2. Acceleration: Changing Gears

Acceleration is the rate at which velocity changes. If you speed up, slow down, or change direction, you are accelerating!

Uniform Acceleration

This is when the velocity of an object changes by the same amount every second. For example, if a car increases its speed by \( 2\text{ m/s} \) every single second, it has a uniform acceleration of \( 2\text{ m/s}^2 \).

How to calculate it:
\( \text{Acceleration} (a) = \frac{\text{Change in Velocity}}{\text{Time Taken}} = \frac{v - u}{t} \)
Where:
\( v \) = Final velocity
\( u \) = Initial (starting) velocity
\( t \) = Time taken

Non-Uniform Acceleration

In the real world, acceleration often changes. If you press the gas pedal harder and harder, your acceleration is increasing. If you see a curve on a velocity-time graph, that’s a sign of non-uniform acceleration.

Quick Review:
- Positive acceleration: Speeding up.
- Negative acceleration (Deceleration): Slowing down.
- Zero acceleration: Moving at a constant speed in a straight line.


3. Mastering Motion Graphs

Graphs are like "pictures" of a journey. There are two main types you need to know. Don't worry if they look confusing at first—just look at what the gradient (slope) represents!

Type A: Displacement-Time (s-t) Graphs

These show how far an object is from its starting point over time.

  • Horizontal flat line: The object is at rest (stopped).
  • Straight sloped line: The object is moving with uniform (constant) velocity.
  • Curved line: The object is moving with non-uniform velocity (it is accelerating or decelerating).

Pro Tip: The gradient of a displacement-time graph = Velocity.

Type B: Velocity-Time (v-t) Graphs

These show how the speed of an object changes over time.

  • Horizontal line on the x-axis: The object is at rest.
  • Horizontal line above the x-axis: The object is moving with uniform velocity (acceleration is zero).
  • Straight sloped line: The object is moving with uniform acceleration.
  • Curved line: The object is moving with non-uniform acceleration.

The "Magic" of v-t Graphs:
1. The gradient of a v-t graph = Acceleration.
2. The area under a v-t graph = Displacement (distance travelled).

Common Mistake to Avoid:
Students often confuse the two graphs.
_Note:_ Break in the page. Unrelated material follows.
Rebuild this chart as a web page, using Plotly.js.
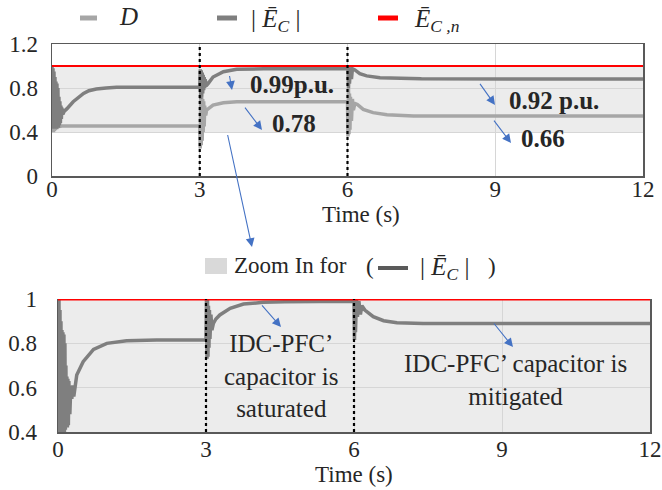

Always check the labels on the axes! If the vertical axis is Displacement, a flat line means "stopped." If the vertical axis is Velocity, a flat line means "constant speed."


4. Free Fall: Gravity in Action

When you drop an object, it falls because of gravity. If we ignore air resistance, all objects fall with the same constant acceleration near the Earth's surface.

The Magic Number: \( 10\text{ m/s}^2 \)

In the O-Level syllabus, the acceleration of free fall (represented by \( g \)) is approximately \( 10\text{ m/s}^2 \).

What does this actually mean?
If you drop a ball from a tall building:
- After 1 second, it's falling at \( 10\text{ m/s} \).
- After 2 seconds, it's falling at \( 20\text{ m/s} \).
- After 3 seconds, it's falling at \( 30\text{ m/s} \).
It gains \( 10\text{ m/s} \) of speed every second!

Key Takeaway: Unless the question mentions air resistance, always assume an object in free fall accelerates downwards at a constant rate of \( 10\text{ m/s}^2 \).


Summary Checklist

Before you move on, make sure you can:
- [ ] Explain why velocity is a vector but speed is a scalar.
- [ ] Use the formula \( \text{Average speed} = \frac{\text{Total Distance}}{\text{Total Time}} \).
- [ ] Calculate acceleration using \( \frac{v-u}{t} \).
- [ ] Identify "rest," "constant velocity," and "acceleration" on both s-t and v-t graphs.
- [ ] Find the distance travelled by calculating the area under a v-t graph.
- [ ] State that free-fall acceleration is \( 10\text{ m/s}^2 \).

You've got this! Kinematics is the foundation for everything else in Physics. Keep practicing those graph interpretations and you'll be a pro in no time!